To return to the question posed at the outset — how does the Growth Plan for the Greater Golden Horseshoe look in historical perspective? In some ways, it looks quite promising. It has avoided most of the missteps of the region’s past planning failures, and it has put several ideas that have been discussed in the region for much of the last generation — nodes and corridors, reurbanization and intensification, mixed-use greenfield development — into a planning program that most of the region’s municipalities have accepted.
To celebrate the plan’s accomplishments, however, is a little premature. The Growth Plan itself may be worthy of praise, but this history has shown quite clearly that impressive plans can quite easily become unimplemented plans — in which case their impressiveness ceases to be of much use.

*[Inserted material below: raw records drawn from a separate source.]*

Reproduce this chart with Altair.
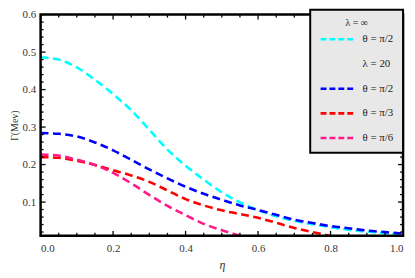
import altair as alt
import pandas as pd

# ---- data ----
eta = [0.0, 0.05, 0.1, 0.15, 0.2, 0.25, 0.3, 0.35, 0.4, 0.45, 0.5,
       0.55, 0.6, 0.65, 0.7, 0.75, 0.8, 0.85, 0.9, 0.95, 1.0]

gamma_inf_pi2 = [0.486, 0.480, 0.459, 0.426, 0.388, 0.345, 0.293, 0.240, 0.197, 0.160, 0.126,
                 0.099, 0.078, 0.062, 0.050, 0.041, 0.033, 0.026, 0.021, 0.017, 0.013]
gamma_20_pi2 = [0.284, 0.282, 0.275, 0.259, 0.238, 0.213, 0.187, 0.163, 0.141, 0.122, 0.106,
                0.091, 0.079, 0.066, 0.053, 0.044, 0.036, 0.030, 0.024, 0.020, 0.016]
gamma_20_pi3 = [0.220, 0.218, 0.210, 0.199, 0.185, 0.171, 0.154, 0.131, 0.108, 0.091, 0.078,
                0.068, 0.058, 0.045, 0.031, 0.020, 0.010]
gamma_20_pi6 = [0.227, 0.224, 0.213, 0.199, 0.178, 0.150, 0.119, 0.090, 0.065, 0.042, 0.025,
                0.010]

series_names = ["λ = ∞, θ = π/2", "λ = 20, θ = π/2", "λ = 20, θ = π/3", "λ = 20, θ = π/6"]
series_values = [gamma_inf_pi2, gamma_20_pi2, gamma_20_pi3, gamma_20_pi6]

legend_domain = ["λ = ∞, θ = π/2", "λ = 20", "λ = 20, θ = π/2", "λ = 20, θ = π/3", "λ = 20, θ = π/6"]
legend_colors = ["#00ffff", "rgba(0,0,0,0)", "#0000ff", "#ff0000", "#ff1a8c"]

x_major = [0.0, 0.2, 0.4, 0.6, 0.8, 1.0]
x_minor = [0.05, 0.1, 0.15, 0.25, 0.3, 0.35, 0.45, 0.5,
           0.55, 0.65, 0.7, 0.75, 0.85, 0.9, 0.95]
y_major = [0.1, 0.2, 0.3, 0.4, 0.5, 0.6]
y_minor = [0.02, 0.04, 0.06, 0.08, 0.12, 0.14, 0.16, 0.18, 0.22, 0.24, 0.26, 0.28,
           0.32, 0.34, 0.36, 0.38, 0.42, 0.44, 0.46, 0.48, 0.52, 0.54, 0.56, 0.58]

rows = []
for name, vals in zip(series_names, series_values):
    for e, g in zip(eta, vals):
        rows.append({"eta": e, "gamma": g, "series": name})
df = pd.DataFrame(rows)

FONT = "Liberation Serif"
W, H = 367, 224
xscale = alt.Scale(domain=[0, 1], nice=False, zero=False)
yscale = alt.Scale(domain=[0.01, 0.6], nice=False, zero=False)

x_axis = alt.Axis(values=x_major, format=".1f", ticks=False, domain=False, grid=False,
                  labelPadding=7, labelFont=FONT, labelFontSize=11, labelColor="#333",
                  title="η", titleFont=FONT, titleFontStyle="italic", titleFontWeight="normal",
                  titleFontSize=12, titlePadding=6, titleColor="#333")
y_axis = alt.Axis(values=y_major, format=".1f", ticks=False, domain=False, grid=False,
                  labelPadding=5, labelFont=FONT, labelFontSize=11, labelColor="#333",
                  title="Γ(Mev)", titleFont=FONT, titleFontWeight="normal",
                  titleFontSize=10, titlePadding=3, titleColor="#333")

lines = alt.Chart(df).mark_line(
    strokeDash=[8, 4.5], strokeWidth=2.6, interpolate="monotone", clip=True
).encode(
    x=alt.X("eta:Q", scale=xscale, axis=x_axis, title="η"),
    y=alt.Y("gamma:Q", scale=yscale, axis=y_axis, title="Γ(Mev)"),
    color=alt.Color("series:N", scale=alt.Scale(domain=legend_domain, range=legend_colors),
                    legend=alt.Legend(
                        title="λ = ∞", orient="none", legendX=273, legendY=-5,
                        titleFont=FONT, titleFontSize=10, titleFontWeight="normal",
                        titleAnchor="middle", titleColor="#222", titlePadding=-8,
                        labelFont=FONT, labelFontSize=11, labelColor="#222", labelOffset=6,
                        labelExpr="datum.value == 'λ = 20' ? datum.value : split(datum.value, ', ')[1]",
                        symbolType="stroke", symbolSize=1225, symbolStrokeWidth=2.6,
                        symbolDash=[6, 3], rowPadding=-9, padding=9,
                        fillColor="#e8e8e8", strokeColor="black")),
)


def x_ticks(values, size, top):
    d = pd.DataFrame({"t": values})
    y0, y1 = (0, size) if top else (H, H - size)
    return alt.Chart(d).mark_rule(color="black", strokeWidth=1.3).encode(
        x=alt.X("t:Q", scale=xscale, axis=x_axis, title="η"), y=alt.value(y0), y2=alt.value(y1))


def y_ticks(values, size, right):
    d = pd.DataFrame({"t": values})
    x0, x1 = (W, W - size) if right else (0, size)
    return alt.Chart(d).mark_rule(color="black", strokeWidth=1.3).encode(
        y=alt.Y("t:Q", scale=yscale, axis=y_axis, title="Γ(Mev)"), x=alt.value(x0), x2=alt.value(x1))


frame = alt.Chart(pd.DataFrame({"f": [0]})).mark_rect(
    fillOpacity=0, stroke="black", strokeWidth=2.5
).encode(x=alt.value(0), x2=alt.value(W), y=alt.value(0), y2=alt.value(H))

layers = [lines,
          x_ticks(x_minor, 3, False), x_ticks(x_major, 5, False),
          x_ticks(x_minor, 3, True), x_ticks(x_major, 5, True),
          y_ticks(y_minor, 3, False), y_ticks(y_major, 5, False),
          y_ticks(y_minor, 3, True), y_ticks(y_major, 5, True),
          frame]

chart = alt.layer(*layers).properties(
    width=W, height=H,
    autosize=alt.AutoSizeParams(type="none"),
    padding={"left": 33, "top": 5, "right": 4, "bottom": 38},
).configure_view(stroke=None).configure_legend(strokeWidth=2)

chart.save("out.html", embed_options={"renderer": "svg", "actions": False})
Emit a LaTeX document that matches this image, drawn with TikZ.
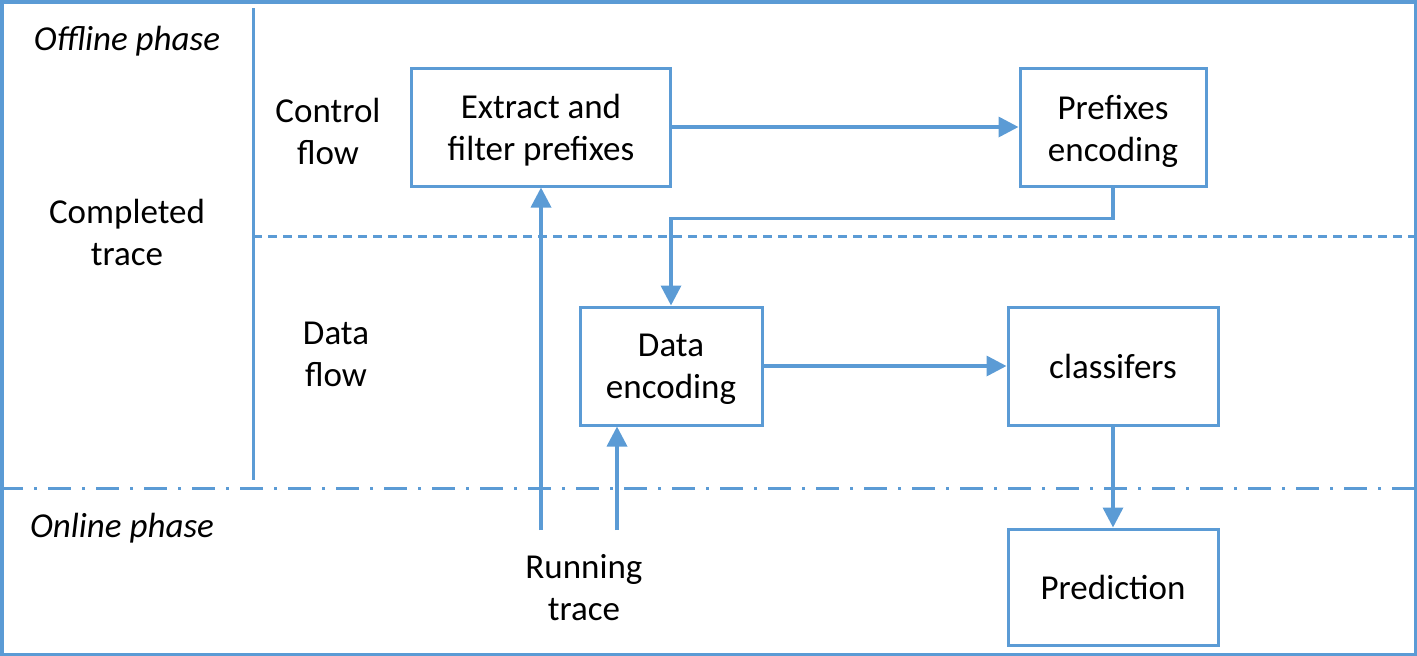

History has also shown that plans can be killed if the political winds turn against them. Regional plans take years, even decades, to be successful, and for this they need to survive multiple elections, perhaps even changes of government from one political stripe to another. The one successful regional planning program in the region’s history, the MTPB’s metropolitan plan, lasted remarkably long, and it did so because it was, especially in its early years, outside the political fray. That the key elements of the plan have already survived a transition from Conservative to Liberal government — aided, it appears, by continuity in the civil service — is most promising. And now, in October 2007, the party that introduced the plan has won a second majority government. But it is hard to predict how this will play out. The recent election was won with scarcely a mention of Places to Grow, but urban development can quickly become highly politicized. Presumably political opposition to the Growth Plan will develop at some point, and future governments might be elected on a platform of scrapping it. Will the plan be deeply enough rooted in municipal planning authorities to withstand such opposition?